News Global Market Europe 1734 03 November 2025
The situation is changing due to production disruptions and import restrictions
The European cold-rolled coil (CRC) market will become tighter due to production disruptions and import restrictions, according to Argus Media.
In particular, on October 25-26, a fire broke out at the Marcegaglia plant in Ravenna (Italy), one of the company’s three cold-rolled coil production facilities. This incident led to a disruption in production. However, the company did not comment on which line was affected and how long the downtime would last. Nevertheless, some sources suggest that the shutdown could last for a long time.
On October 27, Italian media reported that an investigation had been launched to assess the damage and determine the time needed to restore the rolling mill to full operation.

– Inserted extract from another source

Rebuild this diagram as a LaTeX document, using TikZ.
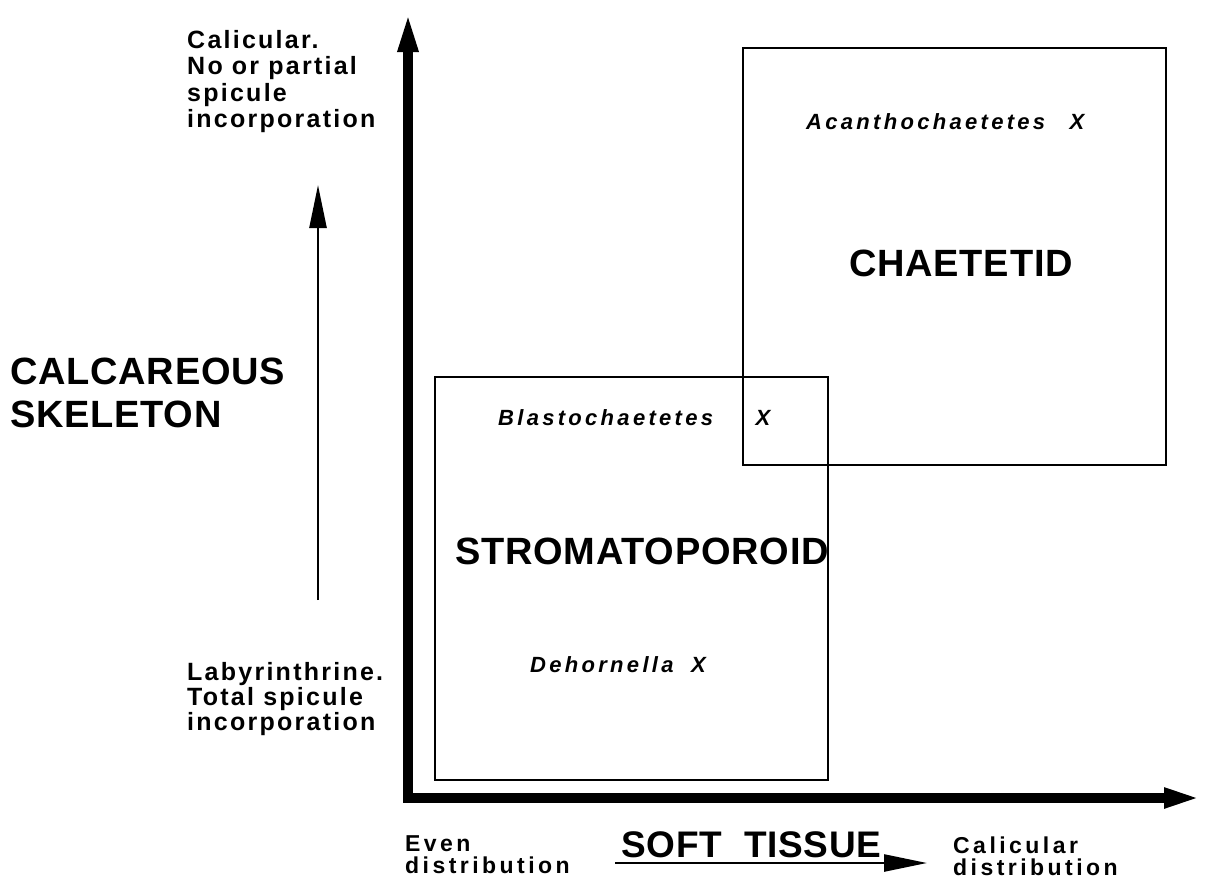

Marcegaglia is the main supplier of cold-rolled coil to Italy. Even before the incident, buyers in Italy were concerned about the prospects for total supply, given the upcoming reduction in quotas and the anti-dumping investigation launched by the European Commission in September this year into these products from India, Japan, Vietnam, Taiwan, and Turkey. These five countries accounted for 67% of total CRC imports to the EU in 2024.
Several Spanish and Italian buyers told the agency that they would have to reorient their supply chains from imports to local producers. They suggested that the latter would start producing more CRC for sale. In recent years, EU producers have reduced production of some grades due to lower demand and high costs.
At the end of September and in October, the global hot-rolled coil (HRC) market showed opposite trends in key regions. European prices rose under the influence of expected trade protection measures, while the US market remained stable amid weak demand, and China continued to lower prices due to excess inventories and uncertainty about industrial recovery.